As I left I started remembering the day I received my mission call. It was 17 October 2009. I just had gotten back home from Ottawa, Canada a few days before, where I was visiting Christina and we both caught the swine flu. It had progressed to bronchitis by the time I got to the doctor back in the US, so I was sick and on antibiotics. It was a Saturday, and for some reason my dad didn't go to the ranch to ride horses and rope cattle (which is a miracle in and of itself). For some reason, I went to the to check the mail, which is not something I normally do. I got the mail, and as I was walking back to the house, I was flipping through the letters and saw it. The Letter. My mission call. I went home and called out for everyone to come down so I could read my letter. I called my brother to see if he could come home, but he wasn't answering the phone. I called a couple of times, and no one picked up, so I left a couple of messages. Then I made the wonderful decision to just open the call! I remember reading the mission call to go to the California Santa Rosa Mission-Spanish Speaking and was so excited along with my parents and little sister. After the excitement wore off, we all looked at each other and asked, "Where is Santa Rosa?" True story. We google-mapped it (it's in northern California), and I was excited. I was excited to serve a mission and to learn Spanish, a language that alluded me for years!

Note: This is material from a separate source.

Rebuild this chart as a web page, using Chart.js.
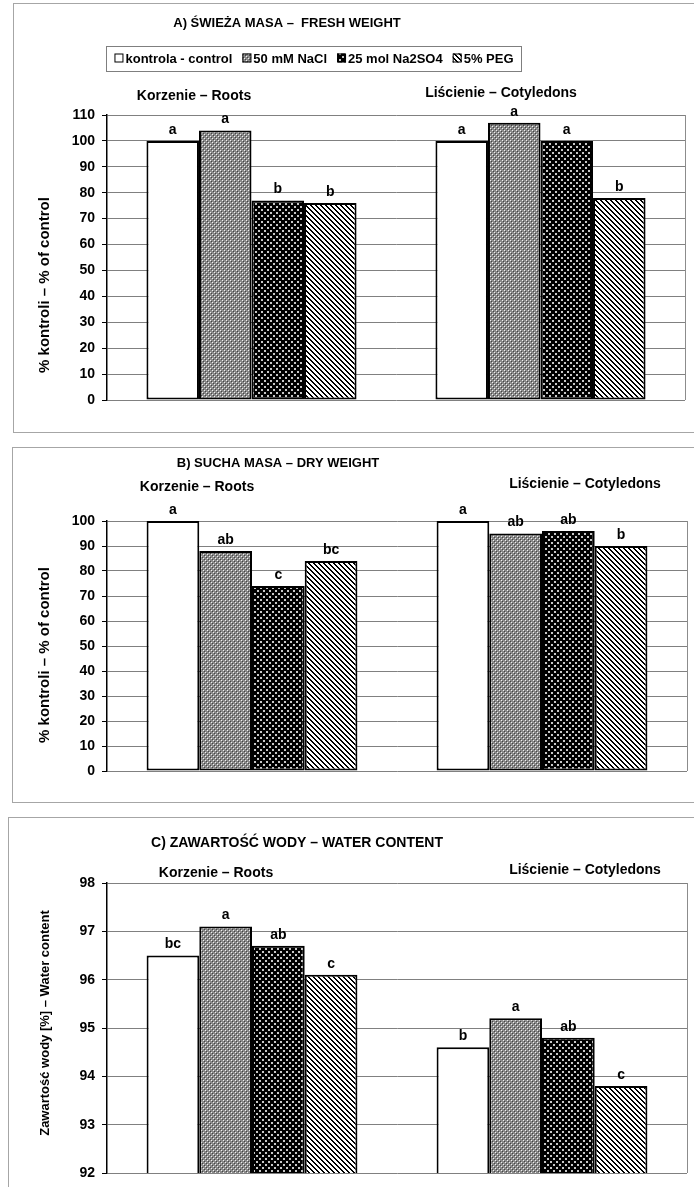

I look back at the 18 months I served as a missionary on behalf of my Lord and Savior, Jesus Christ, teaching people His gospel, and it brings me such joy. I think of the answers I would hear when I asked people who had just received a testimony from God that there was a living prophet on the earth, "What does that mean to you?" I think of people who had a desire to know for themselves if the Book of Mormon is scripture from God and prayed; the happiness and clarity that was in their countenance after they received the confirmation of the Holy Ghost was life-changing. I remember talking to a boy who had never prayed in his life, and we taught him how to pray; the next time he talked to us he told us of his experience and how he felt a comforting presence he had never felt before in his life. I love my mission. I love the gospel of Jesus Christ. I know it has been restored to the earth and is found, in its fullness, in The Church of Jesus Christ of Latter-Day Saints. I know that God still talks to the world through a living prophet, Thomas S. Monson. I know that the Book of Mormon is Another Testament of Jesus Christ and tells of Gods dealings with His people on the American continents. I know God loves us and will never leave us without guidance.  I know it, and I cannot deny it.

27 March 2012

"Prove me now herewith, saith the Lord of hosts, if I will not open you the windows of heaven, and pour you out a blessing, that there shall not be room enough to receive it."

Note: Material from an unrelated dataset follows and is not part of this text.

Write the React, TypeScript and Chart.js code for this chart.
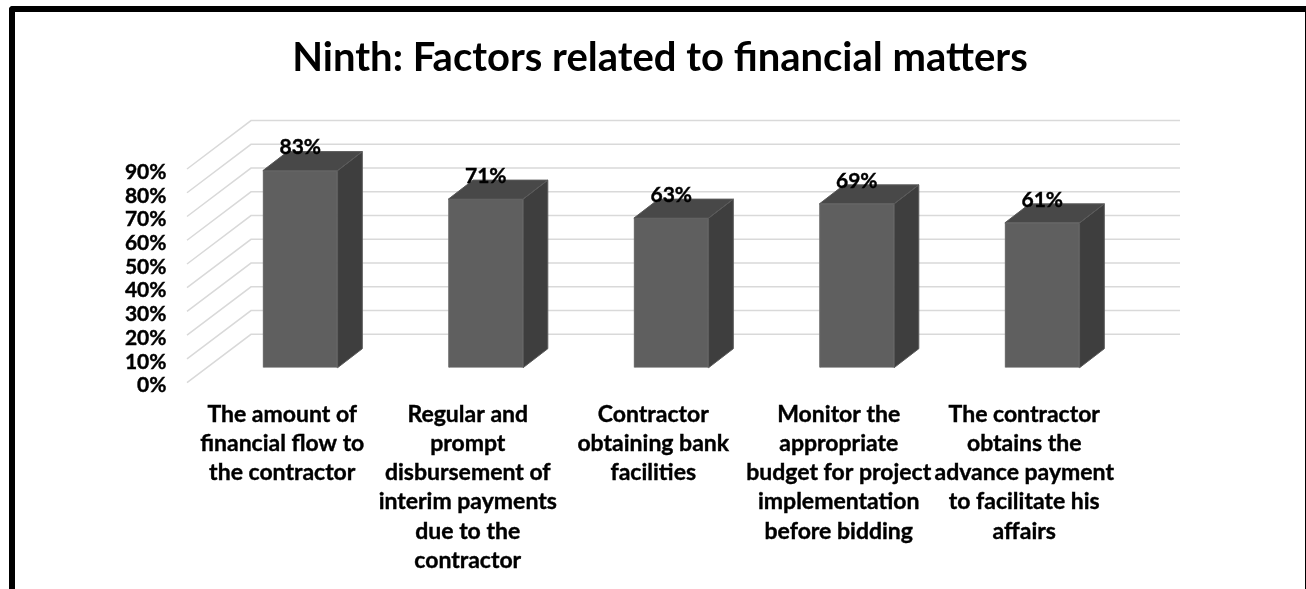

To be honest, my mind has been blown and my heart is full of awe and love. Really, I feel unworthy of how amazing my Heavenly Father has been to me. Seriously. I feel like he is just giving me things and giving me things and I think my friend, Ben, said it best when he quoted Malachi 3:10, when the Lord says, "Prove me now herewith...if I will not open you the windows of heaven, and pour you out a blessing, that there shall not be room enough to receive it." At times, I feel uncomfortable when people give me gifts of compliments, so I don't know how to react right now. Let me explain...
  1. I have been given this dream job, where I was told a few weeks ago that during the first year of employment, I would be sent to live in Missouri, Italy, Brazil, and China. I know, right? I'm still waiting for them to call me back and yell "Gottcha!" (Yes. Being offered a chance to travel the world is exciting, and I cannot wait for the many adventures that await. But I'm still looking forward to settling down in a year to more permanent location)
  2. I went to visit my mission this past week. Words cannot describe how amazing that was. Literally. I'm not even going to try right now. All I can really verbalize is it was exactly what I needed and wanted. I love the people of Northern California. 
  3. I got a call from my boss yesterday and he say, "Natasha, there is this great project going on and I want you to be a part of it. We're going to have to change your plan around. I want you to not go to Missouri right now, but go to the UK and the Czech Republic." It was a little funny, because I got an email from him earlier to call him when I have time, and my immediate thought was, "Oh no. What did I do?" Silly me. I didn't do anything. So when I heard the news, I was so excited; I couldn't believe it. So now, I'm going to be sent to England for a bit and then the Czech Republic and then to Missouri. Seria una fiesta.
  4. I walked into institute 5 minutes late and sat down between two people I haven't really talked to before. Then I hear a girl behind me announce that she is from Sacramento, so I turned to say that I served in Woodland. When I turned around, the girl looked really familiar. I realized that I was looking at Jessica, a girl I knew when I was 16 for one week and have had of-and-on communication with over the past decade(ish). After class we just hugged and I was super excited. She invited me to go to lunch with her and her brother, and we just headed off into the sunset. (hyperbole. it was around 3pm.) So I went over to hang out with her for a few hours. It's amazing how after around 7-8 years of not seeing each other, it was as if no time had passed. It was a real life Alma and the sons of Mosiah experience. It was really to my astonishment, I met Jessica...and I did rejoice exceedinglye to see her, and what added more to my joy, she was still my sister in the Lord (see Alma 17:1-2). She's amazing and wonderful. We shared mission stories and life stories, and it was a great reunion.
Really. I feel so spoiled with how much the Lord is opening the windows of heaven and pouring out blessings. I am so happy right now, even if I still have 40 pages of textbook reading to do tonight, along with some PowerPoint slides I need to create and an essay to edit. I am so happy right now.